I was reading through the Cygwin User's Guide today and decided to try
again to try to get Sage to startup on Cygwin. I took my 4.1 build
(see http://trac.sagemath.org/sage_trac/ticket/6743 for links to
tickets and patches needed to get this to build), and was able to get
it start up (finally) and half the sage library to load, *including*
libsingular:

bash-3.2$ ./sage
----------------------------------------------------------------------
| Sage Version 4.1, Release Date: 2009-07-09 |
| Type notebook() for the GUI, and license() for information. |
----------------------------------------------------------------------
Unable to start gap
sage: 2 + 3
5
sage: type(2)
<type 'sage.rings.integer.Integer'>
sage: time n=factorial(10^6)
CPU times: user 1.38 s, sys: 0.43 s, total: 1.81 s
Wall time: 1.81 s
sage: os.uname()
('CYGWIN_NT-5.1', 'WINXP3', '1.5.25(0.156/4/2)', '2008-06-12 19:34', 'i686')
sage: R.<x,y,z> = QQ[]
sage: f = (x+y+z+1)^2; f
x^2 + 2*x*y + y^2 + 2*x*z + 2*y*z + z^2 + 2*x + 2*y + 2*z + 1
sage: type(f)
<type 'sage.rings.polynomial.multi_polynomial_libsingular.MPolynomial_libsingular'>


-----

In particular, libsingular appears to be totally rock solid on cygwin!
This is exciting because libsingular was *the* reason I (stupidly)
stopped support for Cygwin back in early 2007.

There is still a huge amount of work left to fully port Sage to
Cygwin.

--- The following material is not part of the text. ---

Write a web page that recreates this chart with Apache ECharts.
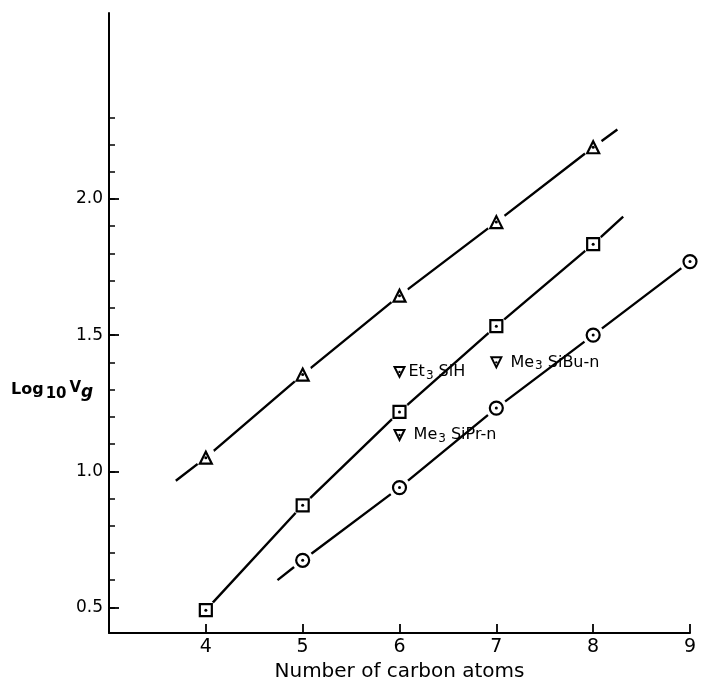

However, I'm 100% confident it is possible, do-able, and very
maintainable once the port is done. Regarding maintainability, Ondrej
Certik and I even setup 3 Windows XP virtual machines with ssh access
on boxen, so it is easy to work on the port.

Finishing the port will be a massive amount of work, though vastly
less work than an MSVC port. I'm posting this mainly because I
don't personally want to do all that work myself. Help wanted.

If you're very serious about helping, I can make an account for you on
one of these virtual machines, or even just make you a complete
virtual machine. The importance of being able to work remotely is
the autoconf parts of building sage on cygwin are quite slow.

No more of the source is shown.